** start of Material **

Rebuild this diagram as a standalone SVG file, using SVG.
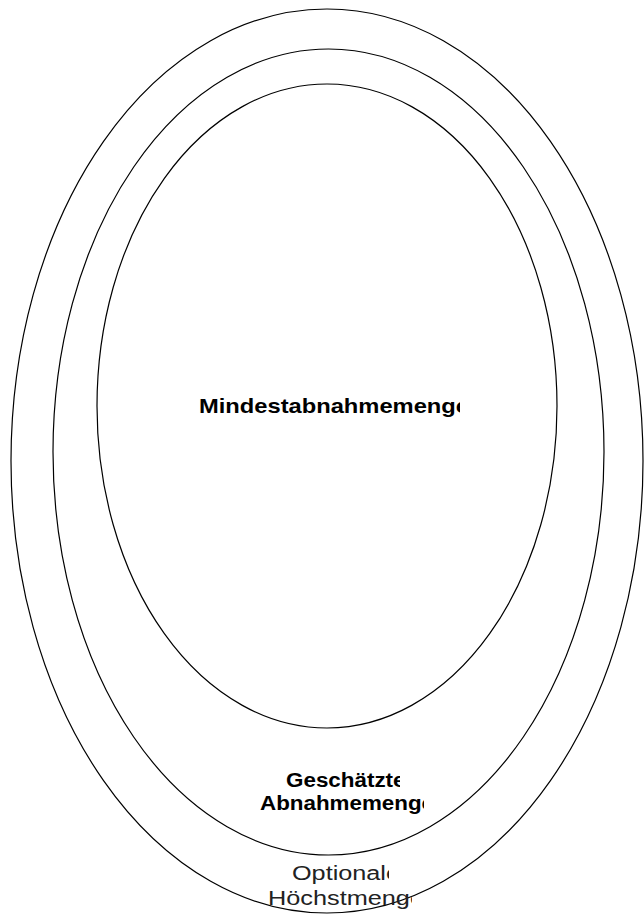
<svg xmlns="http://www.w3.org/2000/svg" width="644" height="916" viewBox="0 0 644 916">
<style>
.sh{fill:none;stroke:#000;stroke-width:1.2}
.b{font-family:"Liberation Sans",Arial,sans-serif;font-weight:bold;fill:#000}
.r{font-family:"Liberation Sans",Arial,sans-serif;font-weight:normal;fill:#222}
</style>
<defs>
<clipPath id="c1"><rect x="0" y="380" width="460" height="50"/></clipPath>
<clipPath id="c2"><rect x="0" y="760" width="400" height="32"/></clipPath>
<clipPath id="c3"><rect x="0" y="792" width="424" height="25"/></clipPath>
<clipPath id="c4"><rect x="0" y="855" width="389" height="30"/></clipPath>
<clipPath id="c5"><rect x="0" y="885" width="412" height="31"/></clipPath>
</defs>
<rect width="644" height="916" fill="#fff"/>
<g id="optionale-hoechstmenge">
<ellipse class="sh" cx="327" cy="461" rx="316" ry="452"/>
<g clip-path="url(#c4)"><text class="r" x="292" y="880" font-size="20" textLength="108" lengthAdjust="spacingAndGlyphs">Optionale</text></g>
<g clip-path="url(#c5)"><text class="r" x="268" y="905" font-size="20" textLength="156" lengthAdjust="spacingAndGlyphs">Höchstmenge</text></g>
</g>
<g id="geschaetzte-abnahmemenge">
<ellipse class="sh" cx="328.5" cy="452" rx="275.5" ry="403"/>
<g clip-path="url(#c2)"><text class="b" x="286" y="787" font-size="20" textLength="119.5" lengthAdjust="spacingAndGlyphs">Geschätzte</text></g>
<g clip-path="url(#c3)"><text class="b" x="260" y="810" font-size="20" textLength="174" lengthAdjust="spacingAndGlyphs">Abnahmemenge</text></g>
</g>
<g id="mindestabnahmemenge">
<ellipse class="sh" cx="327" cy="406" rx="230" ry="322"/>
<g clip-path="url(#c1)"><text class="b" x="199" y="413" font-size="21" textLength="270" lengthAdjust="spacingAndGlyphs">Mindestabnahmemenge</text></g>
</g>
<g id="connectors"/>
</svg>
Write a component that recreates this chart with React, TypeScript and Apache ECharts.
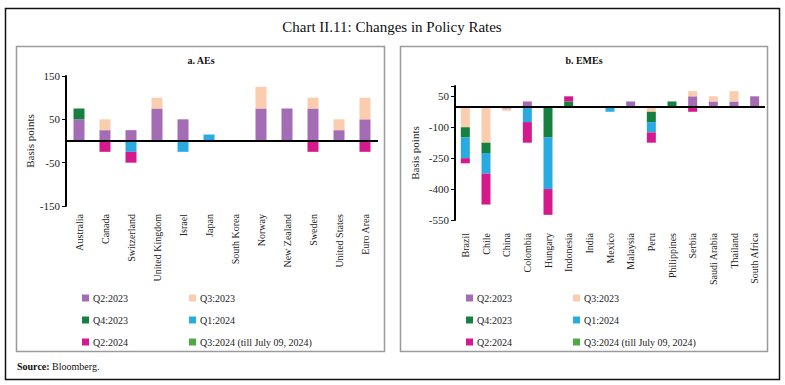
import React, { useEffect, useRef } from "react";
import * as echarts from "echarts";

const aeCategories = ["Australia", "Canada", "Switzerland", "United Kingdom", "Israel", "Japan", "South Korea", "Norway", "New Zealand", "Sweden", "United States", "Euro Area"];
const aeQ2_2023 = [50, 25, 25, 75, 50, 0, 0, 75, 75, 75, 25, 50];
const aeQ3_2023 = [0, 25, 0, 25, 0, 0, 0, 50, 0, 25, 25, 50];
const aeQ4_2023 = [25, 0, 0, 0, 0, 0, 0, 0, 0, 0, 0, 0];
const aeQ1_2024 = [0, 0, -25, 0, -25, 15, 0, 0, 0, 0, 0, 0];
const aeQ2_2024 = [0, -25, -25, 0, 0, 0, 0, 0, 0, -25, 0, -25];
const aeQ3_2024 = [0, 0, 0, 0, 0, 0, 0, 0, 0, 0, 0, 0];

const emeCategories = ["Brazil", "Chile", "China", "Colombia", "Hungary", "Indonesia", "India", "Mexico", "Malaysia", "Peru", "Philippines", "Serbia", "Saudi Arabia", "Thailand", "South Africa"];
const emeQ2_2023 = [0, 0, -10, 25, 0, 0, 0, 0, 25, 0, 0, 50, 25, 25, 50];
const emeQ3_2023 = [-100, -175, -10, 0, 0, 0, 0, 0, 0, -25, 0, 25, 25, 50, 0];
const emeQ4_2023 = [-50, -50, 0, 0, -150, 25, 0, 0, 0, -50, 25, 0, 0, 0, 0];
const emeQ1_2024 = [-100, -100, 0, -75, -250, 0, 0, -25, 0, -50, 0, 0, 0, 0, 0];
const emeQ2_2024 = [-25, -150, 0, -100, -125, 25, 0, 0, 0, -50, 0, -25, 0, 0, 0];
const emeQ3_2024 = [0, 0, 0, 0, 0, 0, 0, 0, 0, 0, 0, 0, 0, 0, 0];

const seriesNames = ["Q2:2023", "Q3:2023", "Q4:2023", "Q1:2024", "Q2:2024", "Q3:2024 (till July 09, 2024)"];
const seriesColors = ["#A36CB4", "#FACDAF", "#178040", "#29ABE2", "#D3198B", "#4FA84A"];

const FONT = "Liberation Serif";

export default function App() {
  const ref = useRef<HTMLDivElement>(null);
  useEffect(() => {
    if (!ref.current) return;
    const chart = echarts.init(ref.current, null, { renderer: "svg" });
    const aeData = [aeQ2_2023, aeQ3_2023, aeQ4_2023, aeQ1_2024, aeQ2_2024, aeQ3_2024];
    const emeData = [emeQ2_2023, emeQ3_2023, emeQ4_2023, emeQ1_2024, emeQ2_2024, emeQ3_2024];
    const zeroLine = {
      silent: true,
      symbol: "none",
      label: { show: false },
      lineStyle: { color: "#000", width: 2, type: "solid" },
      data: [{ yAxis: 0 }],
    };
    const series: any[] = [];
    aeData.forEach((d, i) => {
      series.push({
        type: "bar",
        name: seriesNames[i],
        xAxisIndex: 0,
        yAxisIndex: 0,
        stack: "ae",
        data: d,
        barWidth: 11,
        itemStyle: { color: seriesColors[i] },
        markLine: i === 0 ? zeroLine : undefined,
      });
    });
    emeData.forEach((d, i) => {
      series.push({
        type: "bar",
        name: seriesNames[i],
        xAxisIndex: 1,
        yAxisIndex: 1,
        stack: "eme",
        data: d,
        barWidth: 9,
        itemStyle: { color: seriesColors[i] },
        markLine: i === 0 ? zeroLine : undefined,
      });
    });

    const legendCommon = {
      orient: "vertical",
      itemWidth: 7,
      itemHeight: 7,
      itemGap: 12,
      icon: "rect",
      selectedMode: false,
      textStyle: { fontFamily: FONT, fontSize: 10, color: "#222", padding: [0, 0, 0, -1] },
      padding: 0,
    };
    const col1 = [seriesNames[0], seriesNames[2], seriesNames[4]];
    const col2 = [seriesNames[1], seriesNames[3], seriesNames[5]];

    const xAxisCommon = {
      type: "category",
      axisLine: { show: false },
      axisTick: { show: false },
      axisLabel: { rotate: 90, fontFamily: FONT, fontSize: 10, color: "#222", interval: 0 },
    };
    const yAxisCommon = {
      type: "value",
      splitLine: { show: false },
      axisLine: { show: true, lineStyle: { color: "#000", width: 2 } },
      axisTick: { show: true, length: 4, lineStyle: { color: "#000", width: 1 } },
      nameLocation: "middle",
      nameRotate: 90,
      nameTextStyle: { fontFamily: FONT, fontSize: 11, color: "#222" },
    };

    chart.setOption({
      animation: false,
      backgroundColor: "#fff",
      textStyle: { fontFamily: FONT },
      grid: [
        { left: 66, right: 407, top: 76, bottom: 179 },
        { left: 455, right: 20, top: 86, bottom: 165 },
      ],
      xAxis: [
        { ...xAxisCommon, gridIndex: 0, data: aeCategories, axisLabel: { ...xAxisCommon.axisLabel, margin: 8 } },
        { ...xAxisCommon, gridIndex: 1, data: emeCategories, axisLabel: { ...xAxisCommon.axisLabel, margin: 13 } },
      ],
      yAxis: [
        {
          ...yAxisCommon,
          gridIndex: 0,
          min: -150,
          max: 150,
          interval: 100,
          name: "Basis points",
          nameGap: 30,
          axisLabel: { fontFamily: FONT, fontSize: 11, color: "#222", margin: 6 },
        },
        {
          ...yAxisCommon,
          gridIndex: 1,
          min: -550,
          max: 100,
          interval: 150,
          name: "Basis points",
          nameGap: 35,
          axisLabel: {
            fontFamily: FONT,
            fontSize: 11,
            color: "#222",
            margin: 6,
            formatter: (v: number) => (v === 100 ? "" : String(v)),
          },
        },
      ],
      legend: [
        { ...legendCommon, data: col1, left: 82, top: 293 },
        { ...legendCommon, data: col2, left: 189, top: 293 },
        { ...legendCommon, data: col1, left: 466, top: 293 },
        { ...legendCommon, data: col2, left: 573, top: 293 },
      ],
      graphic: [
        { type: "rect", shape: { x: 5.5, y: 8.5, width: 774, height: 371 }, style: { fill: "none", stroke: "#111", lineWidth: 1.5 }, silent: true },
        { type: "rect", shape: { x: 16.5, y: 46.5, width: 368, height: 305 }, style: { fill: "none", stroke: "#9a9a9a", lineWidth: 1.5 }, silent: true },
        { type: "rect", shape: { x: 400.5, y: 46.5, width: 367, height: 305 }, style: { fill: "none", stroke: "#9a9a9a", lineWidth: 1.5 }, silent: true },
        { type: "text", x: 392, y: 27, style: { text: "Chart II.11: Changes in Policy Rates", fontFamily: FONT, fontSize: 15, fill: "#111", align: "center", verticalAlign: "middle" } },
        { type: "text", x: 201, y: 60, style: { text: "a. AEs", fontFamily: FONT, fontSize: 10, fontWeight: "bold", fill: "#111", align: "center", verticalAlign: "middle" } },
        { type: "text", x: 584, y: 60, style: { text: "b. EMEs", fontFamily: FONT, fontSize: 10, fontWeight: "bold", fill: "#111", align: "center", verticalAlign: "middle" } },
        {
          type: "text",
          x: 17,
          y: 366,
          style: {
            text: "{b|Source:} Bloomberg.",
            fontFamily: FONT,
            fontSize: 10,
            fill: "#111",
            verticalAlign: "middle",
            rich: { b: { fontFamily: FONT, fontSize: 10, fontWeight: "bold", fill: "#111" } },
          },
        },
      ],
      series,
    });
    return () => chart.dispose();
  }, []);
  return <div ref={ref} style={{ position: "fixed", left: 0, top: 0, width: 785, height: 385 }} />;
}
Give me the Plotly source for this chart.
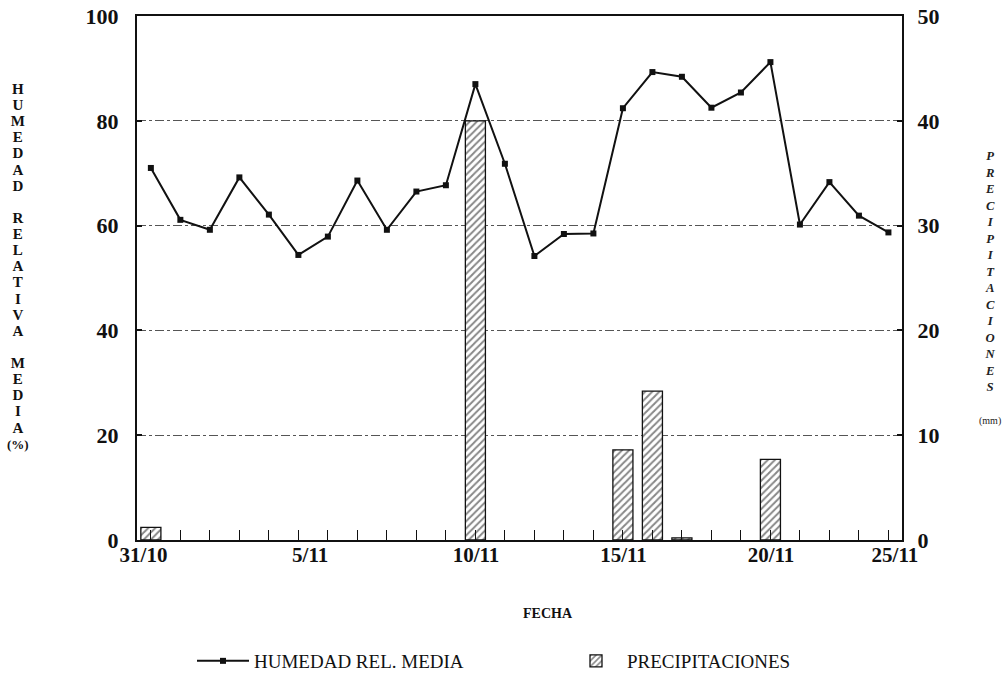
import plotly.graph_objects as go

# ---------------- data ----------------
dates = ["31/10", "1/11", "2/11", "3/11", "4/11", "5/11", "6/11", "7/11", "8/11",
         "9/11", "10/11", "11/11", "12/11", "13/11", "14/11", "15/11", "16/11",
         "17/11", "18/11", "19/11", "20/11", "21/11", "22/11", "23/11", "24/11", "25/11"]
humedad = [71.0, 61.1, 59.2, 69.2, 62.1, 54.4, 57.9, 68.6, 59.2, 66.5, 67.7, 87.0, 71.8,
           54.2, 58.4, 58.5, 82.4, 89.3, 88.4, 82.5, 85.4, 91.2, 60.2, 68.3, 61.9, 58.7]
precipitaciones = [1.2, 0, 0, 0, 0, 0, 0, 0, 0, 0, 0, 40.0, 0, 0, 0, 0, 8.6, 14.2, 0.2,
                   0, 0, 7.7, 0, 0, 0, 0]
tick_labels = ["31/10", "5/11", "10/11", "15/11", "20/11", "25/11"]
left_ticks = [0, 20, 40, 60, 80, 100]
right_ticks = [0, 10, 20, 30, 40, 50]
left_title = ["HUMEDAD", "RELATIVA", "MEDIA"]
right_title = "PRECIPITACIONES"

# ---------------- layout constants ----------------
W, H = 1008, 679
PLOT_L, PLOT_R, PLOT_T, PLOT_B = 137, 902, 16, 540   # plot frame in window pixels
ML, MR = PLOT_L, W - PLOT_R
MT, MB = PLOT_T, H - PLOT_B
PW, PH = PLOT_R - PLOT_L, PLOT_B - PLOT_T
label_pos = [-0.25, 5.4, 11.02, 16.02, 21.02, 25.22]  # where the date labels sit


def px_x(px):
    return (px - PLOT_L) / PW


def px_y(py):
    return (PLOT_B - py) / PH


FONT = "Liberation Serif"
INK = "#111111"

days = list(range(len(dates)))
bar_y = [v if v > 0 else None for v in precipitaciones]

fig = go.Figure()

fig.add_trace(go.Bar(
    x=days, y=bar_y, yaxis="y", name="PRECIPITACIONES", width=0.68,
    marker=dict(color="white", line=dict(color=INK, width=1.3),
                pattern=dict(shape="/", fgcolor=INK, bgcolor="white", size=5, solidity=0.4)),
    legendrank=2, customdata=dates,
    hovertemplate="%{customdata}: %{y} mm<extra></extra>",
))

fig.add_trace(go.Scatter(
    x=days, y=humedad, yaxis="y2", name="HUMEDAD REL. MEDIA", mode="lines+markers",
    line=dict(color=INK, width=2),
    marker=dict(symbol="square", size=6, color=INK),
    legendrank=1, customdata=dates,
    hovertemplate="%{customdata}: %{y} %<extra></extra>",
))

# stacked-letter axis titles (one text block each)
big = '<span style="font-size:15px">{}</span>'
left_lines = []
for k, word in enumerate(left_title):
    if k:
        left_lines.append(" ")
    left_lines += [big.format(ch) for ch in word]
left_lines.append('<span style="font-size:13px">(%)</span>')
left_text = "<b>" + "<br>".join(left_lines) + "</b>"

right_lines = [f"<b><i>{ch}</i></b>" for ch in right_title] + \
              [" ", '<span style="font-size:10px">(mm)</span>']
right_text = "<br>".join(right_lines)

annotations = [
    dict(text=left_text, x=px_x(18), y=px_y(79), xref="paper", yref="paper",
         showarrow=False, xanchor="center", yanchor="top", align="center",
         font=dict(family=FONT, size=12.4, color=INK)),
    dict(text=right_text, x=px_x(990), y=px_y(147), xref="paper", yref="paper",
         showarrow=False, xanchor="center", yanchor="top", align="center",
         font=dict(family=FONT, size=12.7, color="#222222")),
    dict(text="<b>FECHA</b>", x=px_x(548), y=px_y(613), xref="paper", yref="paper",
         showarrow=False, xanchor="center", yanchor="middle",
         font=dict(family=FONT, size=14, color=INK)),
]

fig.update_layout(
    width=W, height=H,
    margin=dict(l=ML, r=MR, t=MT, b=MB, autoexpand=False),
    paper_bgcolor="white", plot_bgcolor="white",
    font=dict(family=FONT, color=INK),
    showlegend=True,
    legend=dict(orientation="h", x=px_x(192), xanchor="left", y=px_y(661), yanchor="middle",
                font=dict(family=FONT, size=19, color=INK), entrywidth=306,
                entrywidthmode="pixels", itemwidth=52, bgcolor="rgba(0,0,0,0)"),
    xaxis=dict(
        range=[-0.47, 25.46], showgrid=False, zeroline=False, automargin=False,
        showline=True, linecolor=INK, linewidth=2, mirror=True,
        tickmode="array", tickvals=label_pos, ticktext=[f"<b>{t}</b>" for t in tick_labels],
        ticks="", ticklabelstandoff=-5, ticklabeloverflow="allow",
        tickfont=dict(family=FONT, size=21, color=INK),
        minor=dict(tickmode="array", tickvals=days, ticks="inside", ticklen=10,
                   tickwidth=1.3, tickcolor=INK, showgrid=False),
    ),
    yaxis=dict(
        range=[0, 50], side="right", tickmode="array", tickvals=right_ticks,
        ticktext=[f"<b>{t}</b>" for t in right_ticks], automargin=False,
        showgrid=True, gridcolor="#555555", gridwidth=1, griddash="dashdot",
        zeroline=False, showline=True, linecolor=INK, linewidth=2,
        ticks="inside", ticklen=5, tickwidth=1.5, tickcolor=INK,
        ticklabelstandoff=9, ticklabeloverflow="allow",
        tickfont=dict(family=FONT, size=22, color=INK),
    ),
    yaxis2=dict(
        range=[0, 100], side="left", overlaying="y", tickmode="array", tickvals=left_ticks,
        ticktext=[f"<b>{t}</b>" for t in left_ticks], automargin=False,
        showgrid=False, zeroline=False, showline=True, linecolor=INK, linewidth=2,
        ticks="inside", ticklen=5, tickwidth=1.5, tickcolor=INK,
        ticklabelstandoff=12, ticklabeloverflow="allow",
        tickfont=dict(family=FONT, size=22, color=INK),
    ),
    annotations=annotations,
    bargap=0.3,
)

# remove the page's default body margin so the figure fills the window exactly
fig.write_html("out.html", config={"displayModeBar": False},
               post_script="document.body.style.margin='0';")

** end of Material **

Leave out the pictures and quote exactly the lines from the one where "Write a component" appears to the one where "import * as" appears, both ends counted.

» Complete response:
Write a component that recreates this chart with React, TypeScript and Apache ECharts.
import React, { useEffect, useRef } from "react";
import * as echarts from "echarts";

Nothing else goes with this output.